What to do – Images are not part of the copy; transcribe all the data exactly.

Provided data –
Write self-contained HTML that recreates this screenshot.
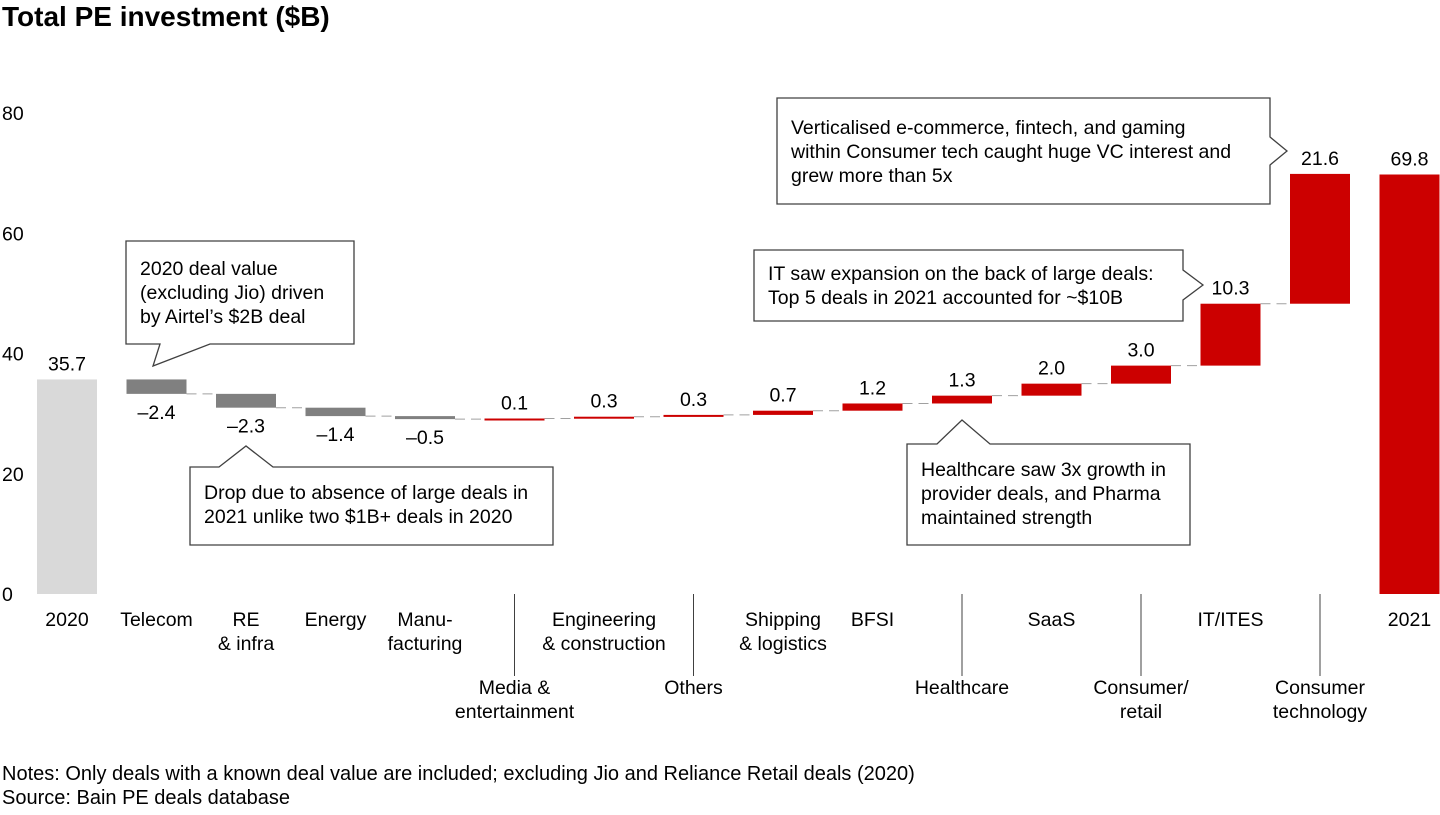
<!DOCTYPE html>
<html><head><meta charset="utf-8"><style>
body{margin:0;background:#fff;}
svg text{font-family:"Liberation Sans",Arial,sans-serif;fill:#000;}
</style></head><body>
<svg id="chart" width="1440" height="810" viewBox="0 0 1440 810" xmlns="http://www.w3.org/2000/svg">
<text x="2" y="26" font-size="28" font-weight="bold">Total PE investment ($B)</text>
<g id="yaxis"></g>
<g id="bars"></g>
<g id="xaxis"></g>
<g>
<path d="M126 241 H354 V344 H210 L153 366 L160 344 H126 Z" fill="#fff" stroke="#404040" stroke-width="1.3"/>
<text x="140" y="275" font-size="19.5">2020 deal value</text>
<text x="140" y="299" font-size="19.5">(excluding Jio) driven</text>
<text x="140" y="323" font-size="19.5">by Airtel’s $2B deal</text>
</g>
<g>
<path d="M190 467 H219 L246 446 L273 467 H553 V545 H190 Z" fill="#fff" stroke="#404040" stroke-width="1.3"/>
<text x="204" y="499" font-size="19.5">Drop due to absence of large deals in</text>
<text x="204" y="523" font-size="19.5">2021 unlike two $1B+ deals in 2020</text>
</g>
<g>
<path d="M907 444 H937 L962 420 L990 444 H1190 V545 H907 Z" fill="#fff" stroke="#404040" stroke-width="1.3"/>
<text x="921" y="476" font-size="19.5">Healthcare saw 3x growth in</text>
<text x="921" y="500" font-size="19.5">provider deals, and Pharma</text>
<text x="921" y="524" font-size="19.5">maintained strength</text>
</g>
<g>
<path d="M754 250 H1183 V270 L1203 285 L1183 300 V321 H754 Z" fill="#fff" stroke="#404040" stroke-width="1.3"/>
<text x="768" y="280" font-size="19.5">IT saw expansion on the back of large deals:</text>
<text x="768" y="304" font-size="19.5">Top 5 deals in 2021 accounted for ~$10B</text>
</g>
<g>
<path d="M777 98 H1270 V137 L1287 151 L1270 165 V204 H777 Z" fill="#fff" stroke="#404040" stroke-width="1.3"/>
<text x="791" y="134" font-size="19.5">Verticalised e-commerce, fintech, and gaming</text>
<text x="791" y="158" font-size="19.5">within Consumer tech caught huge VC interest and</text>
<text x="791" y="182" font-size="19.5">grew more than 5x</text>
</g>
<text x="2" y="780" font-size="20">Notes: Only deals with a known deal value are included; excluding Jio and Reliance Retail deals (2020)</text>
<text x="2" y="804" font-size="20">Source: Bain PE deals database</text>
</svg>
<script>
const categories = [["2020"],["Telecom"],["RE","& infra"],["Energy"],["Manu-","facturing"],["Media &","entertainment"],["Engineering","& construction"],["Others"],["Shipping","& logistics"],["BFSI"],["Healthcare"],["SaaS"],["Consumer/","retail"],["IT/ITES"],["Consumer","technology"],["2021"]];
const values = [35.7,-2.4,-2.3,-1.4,-0.5,0.1,0.3,0.3,0.7,1.2,1.3,2.0,3.0,10.3,21.6,69.8];
const valueLabels = ["35.7","–2.4","–2.3","–1.4","–0.5","0.1","0.3","0.3","0.7","1.2","1.3","2.0","3.0","10.3","21.6","69.8"];
const lowLabel = [false,false,false,false,false,true,false,true,false,false,true,false,true,false,true,false];
const yTicks = [0,20,40,60,80];

const NS="http://www.w3.org/2000/svg";
const y0=594, pxPer=6.01;
const yScale=v=>y0-v*pxPer;
const xCenter=i=>67+i*89.5;
const barW=60;
function mk(tag,attrs,parent){const e=document.createElementNS(NS,tag);for(const k in attrs)e.setAttribute(k,attrs[k]);parent.appendChild(e);return e;}
const yax=document.getElementById('yaxis'),bars=document.getElementById('bars'),xax=document.getElementById('xaxis');
yTicks.forEach(t=>{const e=mk('text',{x:2,y:yScale(t)+7,'font-size':19.5},yax);e.textContent=t;

});
let run=0;const n=values.length;
values.forEach((v,i)=>{
  let a,b,fill;
  if(i===0){a=0;b=v;run=v;fill='#d9d9d9';}
  else if(i===n-1){a=0;b=v;fill='#cc0000';}
  else{a=run;b=run+v;run=b;fill=v<0?'#808080':'#cc0000';}
  const top=yScale(Math.max(a,b)),bot=yScale(Math.min(a,b));
  const h=Math.max(bot-top,2);
  const r=mk('rect',{x:xCenter(i)-barW/2,y:top,width:barW,height:h,fill:fill},bars);
  
  
  const ly=v<0?top+h+25:top-9;
  const t=mk('text',{x:xCenter(i),y:ly,'font-size':19.5,'text-anchor':'middle'},bars);
  t.textContent=valueLabels[i];
  
  
  if(i>0&&i<n-2){const cy=yScale(run);
    const c=mk('line',{x1:xCenter(i)+barW/2,x2:xCenter(i+1)-barW/2,y1:cy,y2:cy,stroke:'#a0a0a0','stroke-width':1,'stroke-dasharray':'10 6'},bars);
    
    }
  const base=lowLabel[i]?694:626;
  if(lowLabel[i]){const l=mk('line',{x1:xCenter(i),x2:xCenter(i),y1:594,y2:676,stroke:'#404040','stroke-width':1},xax);
    
    }
  categories[i].forEach((s,k)=>{const t2=mk('text',{x:xCenter(i),y:base+k*24,'font-size':19.5,'text-anchor':'middle'},xax);t2.textContent=s;
    
    });
});
</script>
</body></html>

Solution –
Write self-contained HTML that recreates this screenshot.
<!DOCTYPE html>
<html><head><meta charset="utf-8"><style>
body{margin:0;background:#fff;}
svg text{font-family:"Liberation Sans",Arial,sans-serif;fill:#000;}
</style></head><body>
<svg id="chart" width="1440" height="810" viewBox="0 0 1440 810" xmlns="http://www.w3.org/2000/svg">
<text x="2" y="26" font-size="28" font-weight="bold">Total PE investment ($B)</text>
<g id="yaxis"></g>
<g id="bars"></g>
<g id="xaxis"></g>
<g>
<path d="M126 241 H354 V344 H210 L153 366 L160 344 H126 Z" fill="#fff" stroke="#404040" stroke-width="1.3"/>
<text x="140" y="275" font-size="19.5">2020 deal value</text>
<text x="140" y="299" font-size="19.5">(excluding Jio) driven</text>
<text x="140" y="323" font-size="19.5">by Airtel’s $2B deal</text>
</g>
<g>
<path d="M190 467 H219 L246 446 L273 467 H553 V545 H190 Z" fill="#fff" stroke="#404040" stroke-width="1.3"/>
<text x="204" y="499" font-size="19.5">Drop due to absence of large deals in</text>
<text x="204" y="523" font-size="19.5">2021 unlike two $1B+ deals in 2020</text>
</g>
<g>
<path d="M907 444 H937 L962 420 L990 444 H1190 V545 H907 Z" fill="#fff" stroke="#404040" stroke-width="1.3"/>
<text x="921" y="476" font-size="19.5">Healthcare saw 3x growth in</text>
<text x="921" y="500" font-size="19.5">provider deals, and Pharma</text>
<text x="921" y="524" font-size="19.5">maintained strength</text>
</g>
<g>
<path d="M754 250 H1183 V270 L1203 285 L1183 300 V321 H754 Z" fill="#fff" stroke="#404040" stroke-width="1.3"/>
<text x="768" y="280" font-size="19.5">IT saw expansion on the back of large deals:</text>
<text x="768" y="304" font-size="19.5">Top 5 deals in 2021 accounted for ~$10B</text>
</g>
<g>
<path d="M777 98 H1270 V137 L1287 151 L1270 165 V204 H777 Z" fill="#fff" stroke="#404040" stroke-width="1.3"/>
<text x="791" y="134" font-size="19.5">Verticalised e-commerce, fintech, and gaming</text>
<text x="791" y="158" font-size="19.5">within Consumer tech caught huge VC interest and</text>
<text x="791" y="182" font-size="19.5">grew more than 5x</text>
</g>
<text x="2" y="780" font-size="20">Notes: Only deals with a known deal value are included; excluding Jio and Reliance Retail deals (2020)</text>
<text x="2" y="804" font-size="20">Source: Bain PE deals database</text>
</svg>
<script>
const categories = [["2020"],["Telecom"],["RE","& infra"],["Energy"],["Manu-","facturing"],["Media &","entertainment"],["Engineering","& construction"],["Others"],["Shipping","& logistics"],["BFSI"],["Healthcare"],["SaaS"],["Consumer/","retail"],["IT/ITES"],["Consumer","technology"],["2021"]];
const values = [35.7,-2.4,-2.3,-1.4,-0.5,0.1,0.3,0.3,0.7,1.2,1.3,2.0,3.0,10.3,21.6,69.8];
const valueLabels = ["35.7","–2.4","–2.3","–1.4","–0.5","0.1","0.3","0.3","0.7","1.2","1.3","2.0","3.0","10.3","21.6","69.8"];
const lowLabel = [false,false,false,false,false,true,false,true,false,false,true,false,true,false,true,false];
const yTicks = [0,20,40,60,80];

const NS="http://www.w3.org/2000/svg";
const y0=594, pxPer=6.01;
const yScale=v=>y0-v*pxPer;
const xCenter=i=>67+i*89.5;
const barW=60;
function mk(tag,attrs,parent){const e=document.createElementNS(NS,tag);for(const k in attrs)e.setAttribute(k,attrs[k]);parent.appendChild(e);return e;}
const yax=document.getElementById('yaxis'),bars=document.getElementById('bars'),xax=document.getElementById('xaxis');
yTicks.forEach(t=>{const e=mk('text',{x:2,y:yScale(t)+7,'font-size':19.5},yax);e.textContent=t;

});
let run=0;const n=values.length;
values.forEach((v,i)=>{
  let a,b,fill;
  if(i===0){a=0;b=v;run=v;fill='#d9d9d9';}
  else if(i===n-1){a=0;b=v;fill='#cc0000';}
  else{a=run;b=run+v;run=b;fill=v<0?'#808080':'#cc0000';}
  const top=yScale(Math.max(a,b)),bot=yScale(Math.min(a,b));
  const h=Math.max(bot-top,2);
  const r=mk('rect',{x:xCenter(i)-barW/2,y:top,width:barW,height:h,fill:fill},bars);
  
  
  const ly=v<0?top+h+25:top-9;
  const t=mk('text',{x:xCenter(i),y:ly,'font-size':19.5,'text-anchor':'middle'},bars);
  t.textContent=valueLabels[i];
  
  
  if(i>0&&i<n-2){const cy=yScale(run);
    const c=mk('line',{x1:xCenter(i)+barW/2,x2:xCenter(i+1)-barW/2,y1:cy,y2:cy,stroke:'#a0a0a0','stroke-width':1,'stroke-dasharray':'10 6'},bars);
    
    }
  const base=lowLabel[i]?694:626;
  if(lowLabel[i]){const l=mk('line',{x1:xCenter(i),x2:xCenter(i),y1:594,y2:676,stroke:'#404040','stroke-width':1},xax);
    
    }
  categories[i].forEach((s,k)=>{const t2=mk('text',{x:xCenter(i),y:base+k*24,'font-size':19.5,'text-anchor':'middle'},xax);t2.textContent=s;
    
    });
});
</script>
</body></html>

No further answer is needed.